May 19, 2011
by Dennis T. Avery
U.S. energy prices have risen to more than 6 percent of consumer spending — which may be a historic "tipping point." Our food prices, meanwhile, have had their steepest increase in a generation, to about 6.5 percent of spending.
That's a double whammy consumers haven't suffered since Jimmy Carter's infamous "stagflation," a painful mix of weak economic growth, high unemployment and rising inflation in the late 1970s.
Both the high oil prices and the high food prices trace directly back to the Obama Administration. Oil has gotten no scarcer during the Obama years, but the dollar has weakened by about 17 percent.
The price of oil is denominated in U.S. dollars, so the dollar decline almost exactly matches the rise in America's oil prices. Meanwhile, the President has engineered a stop-stall on domestic energy production, from Alaska to the Gulf, making even our own oil more costly.
Some months ago, I sat at an energy roundtable with Congressman Markey from Massachusetts (of Waxman-Markey cap-and-trade fame), the president of Duke Power and the former director of President Clinton's Council on Environmental Quality. The sympathy at the table was for rigging higher natural gas prices so the huge federal subsidies for wind turbines and solar panels would seem less of a drain on our economic growth.
Recently, moreover, the Congressional Research Service reported the U.S. has more fossil energy than any other nation when we total our coal, oil, natural gas and new shale gas and oil reserves.

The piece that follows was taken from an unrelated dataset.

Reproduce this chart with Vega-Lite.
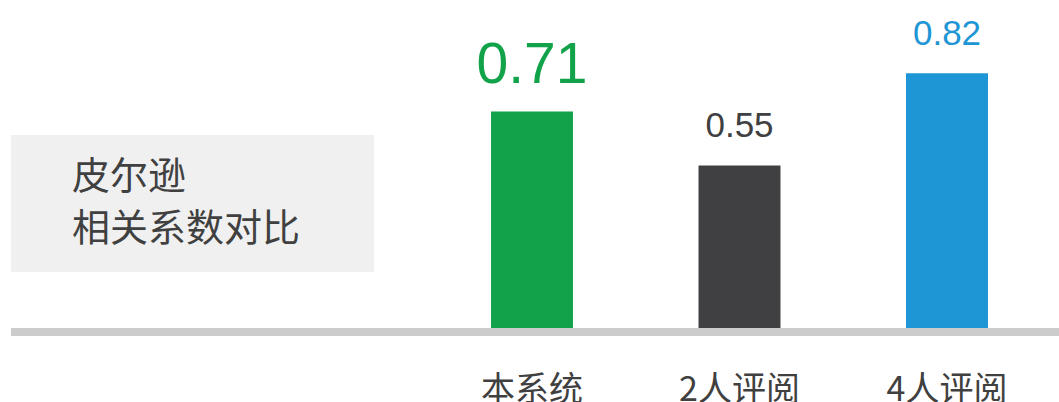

Far from having "just 2 percent of the world's oil reserves" we have centuries worth of fossil fuels — which the Obama administration is committed to not using.
The food inflation, too, is now Obama's. Under both Bush and Obama, the federal government has cheerfully diverted huge amounts of grain to auto fuel, creating an artificial food shortage. That's triggered food price inflation for the poorest around the world. Corn ethanol may be "renewable," but the subsidies make it very expensive to use.
Why not remove the federal subsidy and let ethanol compete? Mainly because ethanol isn't competitive or effective. And it's down right disastrous for the environment.
Right now, farm woodlots are being drained in the Corn Belt and tropical forest is being cleared for more corn and palm oil in Southeast Asia, responding to high crop prices. This is not a sustainable solution.
Last year, Stanford University praised Norman Borlaug's Green Revolution for saving about 7 million square miles of wildlife habitat from being plowed for more low-yield crops. Without the higher crop yields, we'd have gassed off soil carbon — as nitrous oxide — equal to one-third of the world's industrial emissions since 1850!
The Stanford message is clear: Don't clear wildlife habitat for trivial purposes. And this seems a trivial purpose — whether or not you believe in man-made global warming. Ethanol won't make much difference.
Why not clean-burn coal, gas and oil to make the electricity we need and admit the "green" solutions so far just don't work. Trillions of taxpayer dollars are poured into wind, solar and ethanol and none has proved to be an effective means of producing energy.
If the goal is to reduce CO2, the effort has not only failed, but the need is appearing less and less valid. Thus far, the computer models have been wrong.
The Pacific Ocean, our largest heat sink, has entered a cool phase and the tree rings and coral samples tell us it will probably last for the next 25 years.
Dennis T. Avery is based in Churchville, VA, and is director of the Hudson Institute's Center for Global Food Issues.